- Task details -
Begin with the first line and repeat exactly through the line containing "var HALF_PI = Math.PI / 2;"; leave every image out.

------

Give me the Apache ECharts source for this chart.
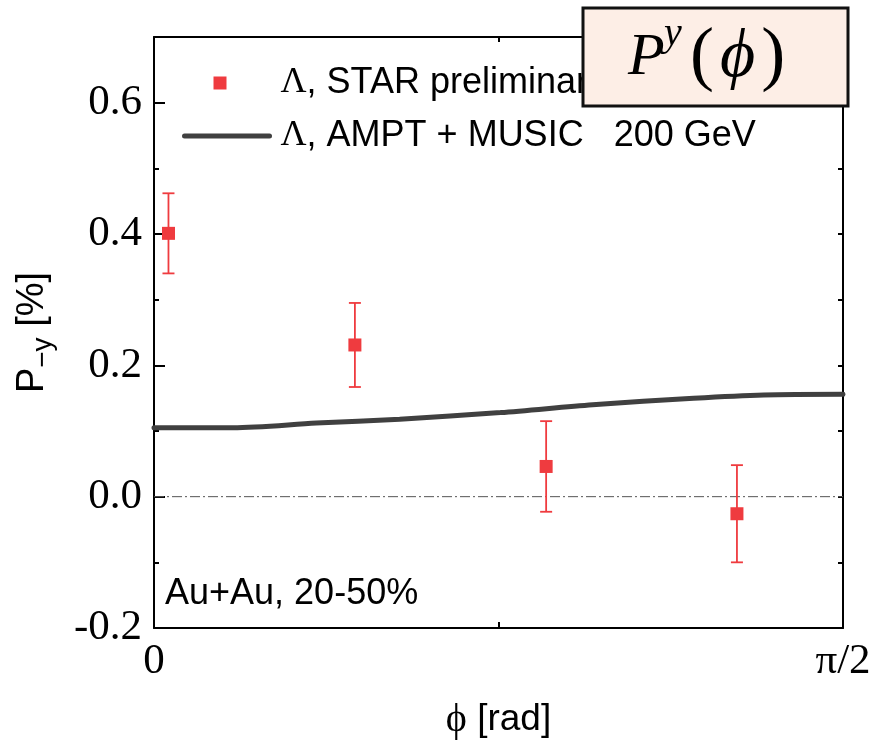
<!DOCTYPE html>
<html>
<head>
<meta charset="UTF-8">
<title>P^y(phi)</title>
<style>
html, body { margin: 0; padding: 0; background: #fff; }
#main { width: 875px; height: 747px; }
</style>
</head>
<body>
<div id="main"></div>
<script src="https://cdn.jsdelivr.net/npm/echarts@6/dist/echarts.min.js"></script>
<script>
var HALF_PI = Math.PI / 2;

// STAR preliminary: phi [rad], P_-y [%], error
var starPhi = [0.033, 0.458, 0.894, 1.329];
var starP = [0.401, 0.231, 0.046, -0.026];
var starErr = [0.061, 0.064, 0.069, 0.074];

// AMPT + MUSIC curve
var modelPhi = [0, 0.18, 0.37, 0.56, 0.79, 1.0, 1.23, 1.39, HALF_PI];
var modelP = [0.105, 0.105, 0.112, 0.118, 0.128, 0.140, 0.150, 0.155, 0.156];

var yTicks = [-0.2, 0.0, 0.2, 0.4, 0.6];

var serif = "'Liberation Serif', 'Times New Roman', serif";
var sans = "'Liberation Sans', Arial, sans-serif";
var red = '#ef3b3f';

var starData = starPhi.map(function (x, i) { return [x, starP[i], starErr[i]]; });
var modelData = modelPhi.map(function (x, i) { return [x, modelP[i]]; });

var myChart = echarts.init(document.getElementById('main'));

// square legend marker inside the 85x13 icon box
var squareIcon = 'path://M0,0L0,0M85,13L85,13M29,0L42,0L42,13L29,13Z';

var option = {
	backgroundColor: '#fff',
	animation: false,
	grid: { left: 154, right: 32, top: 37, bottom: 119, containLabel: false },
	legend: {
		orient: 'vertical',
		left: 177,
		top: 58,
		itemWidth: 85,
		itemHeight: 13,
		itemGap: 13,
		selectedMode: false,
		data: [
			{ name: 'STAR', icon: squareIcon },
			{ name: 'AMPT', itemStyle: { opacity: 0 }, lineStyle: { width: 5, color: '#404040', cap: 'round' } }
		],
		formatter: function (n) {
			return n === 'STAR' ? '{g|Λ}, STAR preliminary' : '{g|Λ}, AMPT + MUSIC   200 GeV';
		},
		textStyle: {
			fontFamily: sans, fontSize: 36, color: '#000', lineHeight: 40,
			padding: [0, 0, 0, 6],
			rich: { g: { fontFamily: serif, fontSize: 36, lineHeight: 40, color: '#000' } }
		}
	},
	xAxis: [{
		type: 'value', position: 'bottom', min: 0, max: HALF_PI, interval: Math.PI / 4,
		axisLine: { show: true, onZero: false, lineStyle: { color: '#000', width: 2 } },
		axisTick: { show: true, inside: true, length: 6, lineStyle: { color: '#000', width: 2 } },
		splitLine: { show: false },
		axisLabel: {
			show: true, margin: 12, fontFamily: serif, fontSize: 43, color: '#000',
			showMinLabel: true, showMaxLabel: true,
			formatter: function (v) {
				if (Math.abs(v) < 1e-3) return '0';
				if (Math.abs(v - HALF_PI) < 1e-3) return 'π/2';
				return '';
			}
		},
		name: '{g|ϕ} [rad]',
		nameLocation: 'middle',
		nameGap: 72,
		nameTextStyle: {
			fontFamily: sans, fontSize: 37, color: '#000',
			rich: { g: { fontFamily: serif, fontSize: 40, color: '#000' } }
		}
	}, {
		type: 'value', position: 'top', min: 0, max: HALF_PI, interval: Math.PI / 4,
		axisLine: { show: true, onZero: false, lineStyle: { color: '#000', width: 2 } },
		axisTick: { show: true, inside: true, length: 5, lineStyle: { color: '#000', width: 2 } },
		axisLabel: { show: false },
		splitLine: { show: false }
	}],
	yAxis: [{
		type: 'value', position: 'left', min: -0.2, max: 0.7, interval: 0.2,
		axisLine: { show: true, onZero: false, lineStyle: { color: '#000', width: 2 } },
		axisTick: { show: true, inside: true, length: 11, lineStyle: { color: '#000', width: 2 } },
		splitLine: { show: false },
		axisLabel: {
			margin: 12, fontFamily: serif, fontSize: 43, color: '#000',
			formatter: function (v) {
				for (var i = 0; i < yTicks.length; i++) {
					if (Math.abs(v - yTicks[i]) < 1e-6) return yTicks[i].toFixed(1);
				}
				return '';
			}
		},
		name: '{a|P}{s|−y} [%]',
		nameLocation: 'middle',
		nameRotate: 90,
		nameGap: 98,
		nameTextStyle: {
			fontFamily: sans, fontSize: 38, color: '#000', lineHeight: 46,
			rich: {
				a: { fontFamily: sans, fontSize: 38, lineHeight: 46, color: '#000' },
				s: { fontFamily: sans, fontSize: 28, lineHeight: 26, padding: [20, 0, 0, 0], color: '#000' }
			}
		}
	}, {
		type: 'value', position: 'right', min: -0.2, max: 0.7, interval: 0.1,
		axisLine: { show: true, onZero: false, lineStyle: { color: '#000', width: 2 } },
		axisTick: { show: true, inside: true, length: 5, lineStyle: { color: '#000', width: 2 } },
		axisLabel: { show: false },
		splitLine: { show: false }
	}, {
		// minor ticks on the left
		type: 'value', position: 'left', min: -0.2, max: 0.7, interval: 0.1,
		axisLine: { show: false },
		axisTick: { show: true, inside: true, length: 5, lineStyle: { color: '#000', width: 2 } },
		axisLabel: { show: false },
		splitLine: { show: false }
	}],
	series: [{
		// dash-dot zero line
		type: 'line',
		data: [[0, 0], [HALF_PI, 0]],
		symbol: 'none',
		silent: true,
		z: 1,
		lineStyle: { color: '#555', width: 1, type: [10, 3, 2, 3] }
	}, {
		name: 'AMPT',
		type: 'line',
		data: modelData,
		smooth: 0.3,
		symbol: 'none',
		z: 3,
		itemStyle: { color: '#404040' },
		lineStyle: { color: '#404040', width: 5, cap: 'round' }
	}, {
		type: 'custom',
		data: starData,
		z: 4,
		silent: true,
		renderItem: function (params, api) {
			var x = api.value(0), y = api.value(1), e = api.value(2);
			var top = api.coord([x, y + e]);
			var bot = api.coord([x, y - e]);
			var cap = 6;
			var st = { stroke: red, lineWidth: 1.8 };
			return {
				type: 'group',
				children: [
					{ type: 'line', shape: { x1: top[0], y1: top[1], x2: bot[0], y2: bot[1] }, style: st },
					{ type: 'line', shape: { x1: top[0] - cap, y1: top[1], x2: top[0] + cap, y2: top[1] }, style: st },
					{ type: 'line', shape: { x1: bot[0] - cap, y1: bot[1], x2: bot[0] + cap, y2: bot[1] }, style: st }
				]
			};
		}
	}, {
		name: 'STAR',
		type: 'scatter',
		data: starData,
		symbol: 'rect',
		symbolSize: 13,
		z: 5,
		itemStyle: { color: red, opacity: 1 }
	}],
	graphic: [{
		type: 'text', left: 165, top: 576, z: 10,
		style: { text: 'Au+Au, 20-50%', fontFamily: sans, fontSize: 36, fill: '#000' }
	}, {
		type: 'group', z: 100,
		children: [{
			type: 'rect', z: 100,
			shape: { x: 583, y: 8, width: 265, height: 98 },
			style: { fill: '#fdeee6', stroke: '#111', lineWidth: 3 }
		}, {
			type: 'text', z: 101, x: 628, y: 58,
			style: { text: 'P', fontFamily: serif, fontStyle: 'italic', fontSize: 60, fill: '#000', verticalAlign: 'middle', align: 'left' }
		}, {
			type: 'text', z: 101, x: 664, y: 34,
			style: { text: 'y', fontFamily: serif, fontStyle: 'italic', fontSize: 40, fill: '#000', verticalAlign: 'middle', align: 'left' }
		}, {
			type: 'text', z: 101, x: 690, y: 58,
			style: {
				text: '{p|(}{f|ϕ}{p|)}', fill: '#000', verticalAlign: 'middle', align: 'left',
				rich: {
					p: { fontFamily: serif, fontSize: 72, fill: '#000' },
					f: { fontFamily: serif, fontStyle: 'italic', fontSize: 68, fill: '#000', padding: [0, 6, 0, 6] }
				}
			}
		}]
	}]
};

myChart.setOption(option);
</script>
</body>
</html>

------

- Reply -
Give me the Apache ECharts source for this chart.
<!DOCTYPE html>
<html>
<head>
<meta charset="UTF-8">
<title>P^y(phi)</title>
<style>
html, body { margin: 0; padding: 0; background: #fff; }
#main { width: 875px; height: 747px; }
</style>
</head>
<body>
<div id="main"></div>
<script src="https://cdn.jsdelivr.net/npm/echarts@6/dist/echarts.min.js"></script>
<script>
var HALF_PI = Math.PI / 2;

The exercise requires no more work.